>> Start Given data

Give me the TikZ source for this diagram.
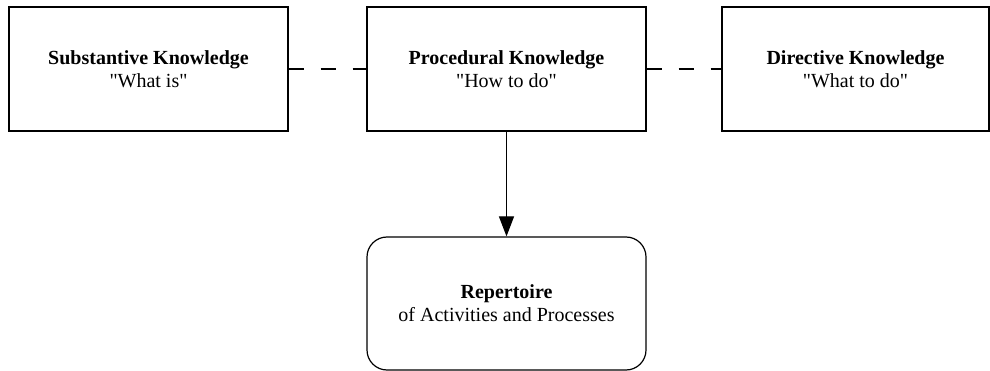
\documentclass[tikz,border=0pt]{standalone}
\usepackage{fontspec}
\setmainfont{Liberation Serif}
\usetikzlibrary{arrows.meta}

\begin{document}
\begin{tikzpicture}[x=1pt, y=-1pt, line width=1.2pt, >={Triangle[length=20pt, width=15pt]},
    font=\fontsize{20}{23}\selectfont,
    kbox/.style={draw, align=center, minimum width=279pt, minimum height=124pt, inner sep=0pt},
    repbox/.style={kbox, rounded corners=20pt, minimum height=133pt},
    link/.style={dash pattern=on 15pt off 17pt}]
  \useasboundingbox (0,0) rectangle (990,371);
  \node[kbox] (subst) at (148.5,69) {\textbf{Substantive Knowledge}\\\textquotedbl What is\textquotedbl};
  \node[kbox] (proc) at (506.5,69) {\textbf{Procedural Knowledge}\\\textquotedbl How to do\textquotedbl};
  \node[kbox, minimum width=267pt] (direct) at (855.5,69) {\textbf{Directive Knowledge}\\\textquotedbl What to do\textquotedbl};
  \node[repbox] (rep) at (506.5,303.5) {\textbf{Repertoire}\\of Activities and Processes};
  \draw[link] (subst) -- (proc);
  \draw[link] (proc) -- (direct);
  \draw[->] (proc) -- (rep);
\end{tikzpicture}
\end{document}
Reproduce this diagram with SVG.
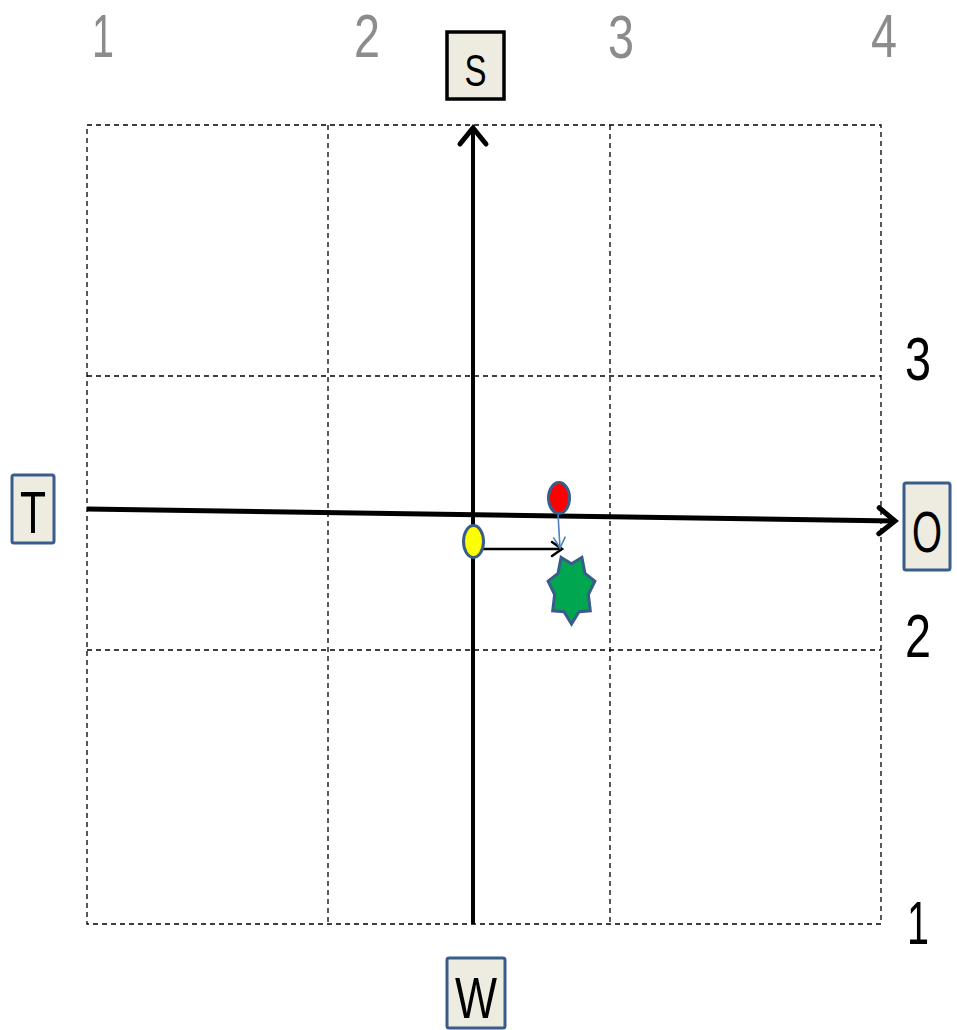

>> End Given data

• _Exercise task_: Set the pictures aside and transcribe the data above exactly.

• _Answer to the problem_:
Give me the TikZ source for this diagram.
\documentclass[tikz,border=0pt]{standalone}
\usepackage{fontspec}
\setmainfont{Liberation Serif}
\usetikzlibrary{arrows.meta}

\begin{document}
\begin{tikzpicture}[x=1pt, y=-1pt, line width=1.2pt, >={Triangle[length=20pt, width=15pt]},
    font=\fontsize{20}{23}\selectfont,
    kbox/.style={draw, align=center, minimum width=279pt, minimum height=124pt, inner sep=0pt},
    repbox/.style={kbox, rounded corners=20pt, minimum height=133pt},
    link/.style={dash pattern=on 15pt off 17pt}]
  \useasboundingbox (0,0) rectangle (990,371);
  \node[kbox] (subst) at (148.5,69) {\textbf{Substantive Knowledge}\\\textquotedbl What is\textquotedbl};
  \node[kbox] (proc) at (506.5,69) {\textbf{Procedural Knowledge}\\\textquotedbl How to do\textquotedbl};
  \node[kbox, minimum width=267pt] (direct) at (855.5,69) {\textbf{Directive Knowledge}\\\textquotedbl What to do\textquotedbl};
  \node[repbox] (rep) at (506.5,303.5) {\textbf{Repertoire}\\of Activities and Processes};
  \draw[link] (subst) -- (proc);
  \draw[link] (proc) -- (direct);
  \draw[->] (proc) -- (rep);
\end{tikzpicture}
\end{document}
Reproduce this diagram with SVG.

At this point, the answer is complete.